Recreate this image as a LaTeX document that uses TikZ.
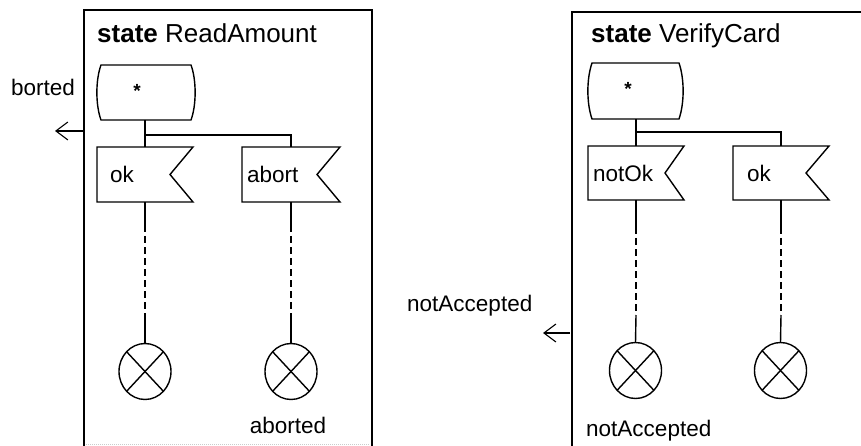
\documentclass[tikz,border=0pt]{standalone}
\usepackage{fontspec}
\setmainfont{Liberation Sans}
\usetikzlibrary{arrows.meta}
\begin{document}
\begin{tikzpicture}[x=1pt,y=-1pt,
  lbl/.style={font=\fontsize{22.5}{27}\selectfont, inner sep=0pt, anchor=base west},
  ttl/.style={font=\fontsize{26}{31}\selectfont, inner sep=0pt, anchor=base west},
  startstar/.style={font=\fontsize{19}{21}\selectfont\bfseries, inner sep=0pt},
  shp/.style={draw, line width=1.4pt, line join=miter},
  frame/.style={draw, line width=1.5pt},
  conn/.style={draw, line width=1.4pt},
  dashconn/.style={draw, line width=1.9pt, dash pattern=on 7pt off 4pt},
  sig/.style={draw, line width=1.1pt, -{Straight Barb[length=12pt,width=18pt,line width=1.1pt]}},
  stopsym/.style={draw, line width=1.4pt}]
\useasboundingbox (0,0) rectangle (861,446);
\clip (0,0) rectangle (861,446);

% ---------------- left frame: ReadAmount ----------------
\draw[frame] (84,460) -- (84,10) -- (372,10) -- (372,460);
\draw[gray!40, line width=1pt, densely dotted] (86,444) -- (370,444);
\node[ttl] (t1) at (97,43) {\textbf{state} ReadAmount};

% start symbol
\draw[shp] (101,65) -- (191,65) .. controls (196.5,80) and (196.5,105) .. (191,120)
  -- (101,120) .. controls (95.5,105) and (95.5,80) .. (101,65) -- cycle;
\node[startstar] (s1) at (137,91) {*};
\coordinate (s1b) at (145,120);
\coordinate (j1) at (145,135);

% flags
\draw[shp] (97,147) -- (193,147) -- (170,174.5) -- (193,202) -- (97,202) -- cycle;
\node[lbl] (f1) at (110,183) {ok};
\coordinate (f1t) at (145,147);
\coordinate (f1b) at (145,202);
\draw[shp] (242,147) -- (340,147) -- (317,174.5) -- (340,202) -- (242,202) -- cycle;
\node[lbl] (f2) at (247,183) {abort};
\coordinate (f2t) at (291,147);
\coordinate (f2b) at (291,202);

\draw[conn] (s1b) -- (f1t);
\draw[conn] (j1) -| (f2t);

% stop symbols
\coordinate (c1) at (145,371.5);
\coordinate (c2) at (291,371.5);
\coordinate (c1t) at (145,343.5);
\coordinate (c2t) at (291,343.5);
\coordinate (d1a) at (145,225);
\coordinate (d1b) at (145,317);
\coordinate (d2a) at (291,225);
\coordinate (d2b) at (291,317);
\draw[conn] (f1b) -- (d1a);
\draw[dashconn] (d1a) -- (d1b);
\draw[conn] (d1b) -- (c1t);
\draw[conn] (f2b) -- (d2a);
\draw[dashconn] (d2a) -- (d2b);
\draw[conn] (d2b) -- (c2t);
\foreach \c in {c1,c2}{
  \draw[stopsym] (\c) ellipse [x radius=26pt, y radius=28pt];
  \draw[stopsym] (\c) ++(-18.4,-19.8) -- ++(36.8,39.6);
  \draw[stopsym] (\c) ++(18.4,-19.8) -- ++(-36.8,39.6);
}
\node[lbl, anchor=base] (a1) at (288,433) {aborted};

% outgoing signal on the left
\node[lbl, anchor=base east] (o1) at (75,96) {borted};
\coordinate (e1) at (83,131);
\coordinate (e1h) at (55,131);
\draw[sig] (e1) -- (e1h);

% ---------------- right frame: VerifyCard ----------------
\draw[frame] (572,460) -- (572,12) -- (870,12);
\node[ttl] (t2) at (591,43) {\textbf{state} VerifyCard};

\draw[shp] (592,63) -- (679,63) .. controls (684.5,79) and (684.5,103) .. (679,119)
  -- (592,119) .. controls (586.5,103) and (586.5,79) .. (592,63) -- cycle;
\node[startstar] (s2) at (628,89) {*};
\coordinate (s2b) at (636,119);
\coordinate (j2) at (636,132);

\draw[shp] (588,146) -- (684,146) -- (665,173) -- (684,200) -- (588,200) -- cycle;
\node[lbl] (f3) at (593,182) {notOk};
\coordinate (f3t) at (636,146);
\coordinate (f3b) at (636,200);
\draw[shp] (733,146) -- (829,146) -- (806,173) -- (829,200) -- (733,200) -- cycle;
\node[lbl] (f4) at (747,182) {ok};
\coordinate (f4t) at (781,146);
\coordinate (f4b) at (781,200);

\draw[conn] (s2b) -- (f3t);
\draw[conn] (j2) -| (f4t);

\coordinate (c3) at (635.5,370.5);
\coordinate (c4) at (780.5,370.5);
\coordinate (c3t) at (635.5,342.5);
\coordinate (c4t) at (780.5,342.5);
\coordinate (d3a) at (636,227);
\coordinate (d3b) at (636,315);
\coordinate (d4a) at (781,227);
\coordinate (d4b) at (781,315);
\draw[conn] (f3b) -- (d3a);
\draw[dashconn] (d3a) -- (d3b);
\draw[conn] (d3b) -- (c3t);
\draw[conn] (f4b) -- (d4a);
\draw[dashconn] (d4a) -- (d4b);
\draw[conn] (d4b) -- (c4t);
\foreach \c in {c3,c4}{
  \draw[stopsym] (\c) ellipse [x radius=26pt, y radius=28pt];
  \draw[stopsym] (\c) ++(-18.4,-19.8) -- ++(36.8,39.6);
  \draw[stopsym] (\c) ++(18.4,-19.8) -- ++(-36.8,39.6);
}
\node[lbl] (a2) at (586,436) {notAccepted};

\node[lbl] (o2) at (407,311) {notAccepted};
\coordinate (e2) at (570,333);
\coordinate (e2h) at (543,333);
\draw[sig] (e2) -- (e2h);
\end{tikzpicture}
\end{document}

* [PROBLEM]
Please transcribe the material above exactly as written. Leave the pictures out.

* [FINAL ANSWER]
Recreate this image as a LaTeX document that uses TikZ.
\documentclass[tikz,border=0pt]{standalone}
\usepackage{fontspec}
\setmainfont{Liberation Sans}
\usetikzlibrary{arrows.meta}
\begin{document}
\begin{tikzpicture}[x=1pt,y=-1pt,
  lbl/.style={font=\fontsize{22.5}{27}\selectfont, inner sep=0pt, anchor=base west},
  ttl/.style={font=\fontsize{26}{31}\selectfont, inner sep=0pt, anchor=base west},
  startstar/.style={font=\fontsize{19}{21}\selectfont\bfseries, inner sep=0pt},
  shp/.style={draw, line width=1.4pt, line join=miter},
  frame/.style={draw, line width=1.5pt},
  conn/.style={draw, line width=1.4pt},
  dashconn/.style={draw, line width=1.9pt, dash pattern=on 7pt off 4pt},
  sig/.style={draw, line width=1.1pt, -{Straight Barb[length=12pt,width=18pt,line width=1.1pt]}},
  stopsym/.style={draw, line width=1.4pt}]
\useasboundingbox (0,0) rectangle (861,446);
\clip (0,0) rectangle (861,446);

% ---------------- left frame: ReadAmount ----------------
\draw[frame] (84,460) -- (84,10) -- (372,10) -- (372,460);
\draw[gray!40, line width=1pt, densely dotted] (86,444) -- (370,444);
\node[ttl] (t1) at (97,43) {\textbf{state} ReadAmount};

% start symbol
\draw[shp] (101,65) -- (191,65) .. controls (196.5,80) and (196.5,105) .. (191,120)
  -- (101,120) .. controls (95.5,105) and (95.5,80) .. (101,65) -- cycle;
\node[startstar] (s1) at (137,91) {*};
\coordinate (s1b) at (145,120);
\coordinate (j1) at (145,135);

% flags
\draw[shp] (97,147) -- (193,147) -- (170,174.5) -- (193,202) -- (97,202) -- cycle;
\node[lbl] (f1) at (110,183) {ok};
\coordinate (f1t) at (145,147);
\coordinate (f1b) at (145,202);
\draw[shp] (242,147) -- (340,147) -- (317,174.5) -- (340,202) -- (242,202) -- cycle;
\node[lbl] (f2) at (247,183) {abort};
\coordinate (f2t) at (291,147);
\coordinate (f2b) at (291,202);

\draw[conn] (s1b) -- (f1t);
\draw[conn] (j1) -| (f2t);

% stop symbols
\coordinate (c1) at (145,371.5);
\coordinate (c2) at (291,371.5);
\coordinate (c1t) at (145,343.5);
\coordinate (c2t) at (291,343.5);
\coordinate (d1a) at (145,225);
\coordinate (d1b) at (145,317);
\coordinate (d2a) at (291,225);
\coordinate (d2b) at (291,317);
\draw[conn] (f1b) -- (d1a);
\draw[dashconn] (d1a) -- (d1b);
\draw[conn] (d1b) -- (c1t);
\draw[conn] (f2b) -- (d2a);
\draw[dashconn] (d2a) -- (d2b);
\draw[conn] (d2b) -- (c2t);
\foreach \c in {c1,c2}{
  \draw[stopsym] (\c) ellipse [x radius=26pt, y radius=28pt];
  \draw[stopsym] (\c) ++(-18.4,-19.8) -- ++(36.8,39.6);
  \draw[stopsym] (\c) ++(18.4,-19.8) -- ++(-36.8,39.6);
}
\node[lbl, anchor=base] (a1) at (288,433) {aborted};

% outgoing signal on the left
\node[lbl, anchor=base east] (o1) at (75,96) {borted};
\coordinate (e1) at (83,131);
\coordinate (e1h) at (55,131);
\draw[sig] (e1) -- (e1h);

% ---------------- right frame: VerifyCard ----------------
\draw[frame] (572,460) -- (572,12) -- (870,12);
\node[ttl] (t2) at (591,43) {\textbf{state} VerifyCard};

\draw[shp] (592,63) -- (679,63) .. controls (684.5,79) and (684.5,103) .. (679,119)
  -- (592,119) .. controls (586.5,103) and (586.5,79) .. (592,63) -- cycle;
\node[startstar] (s2) at (628,89) {*};
\coordinate (s2b) at (636,119);
\coordinate (j2) at (636,132);

\draw[shp] (588,146) -- (684,146) -- (665,173) -- (684,200) -- (588,200) -- cycle;
\node[lbl] (f3) at (593,182) {notOk};
\coordinate (f3t) at (636,146);
\coordinate (f3b) at (636,200);
\draw[shp] (733,146) -- (829,146) -- (806,173) -- (829,200) -- (733,200) -- cycle;
\node[lbl] (f4) at (747,182) {ok};
\coordinate (f4t) at (781,146);
\coordinate (f4b) at (781,200);

\draw[conn] (s2b) -- (f3t);
\draw[conn] (j2) -| (f4t);

\coordinate (c3) at (635.5,370.5);
\coordinate (c4) at (780.5,370.5);
\coordinate (c3t) at (635.5,342.5);
\coordinate (c4t) at (780.5,342.5);
\coordinate (d3a) at (636,227);
\coordinate (d3b) at (636,315);
\coordinate (d4a) at (781,227);
\coordinate (d4b) at (781,315);
\draw[conn] (f3b) -- (d3a);
\draw[dashconn] (d3a) -- (d3b);
\draw[conn] (d3b) -- (c3t);
\draw[conn] (f4b) -- (d4a);
\draw[dashconn] (d4a) -- (d4b);
\draw[conn] (d4b) -- (c4t);
\foreach \c in {c3,c4}{
  \draw[stopsym] (\c) ellipse [x radius=26pt, y radius=28pt];
  \draw[stopsym] (\c) ++(-18.4,-19.8) -- ++(36.8,39.6);
  \draw[stopsym] (\c) ++(18.4,-19.8) -- ++(-36.8,39.6);
}
\node[lbl] (a2) at (586,436) {notAccepted};

\node[lbl] (o2) at (407,311) {notAccepted};
\coordinate (e2) at (570,333);
\coordinate (e2h) at (543,333);
\draw[sig] (e2) -- (e2h);
\end{tikzpicture}
\end{document}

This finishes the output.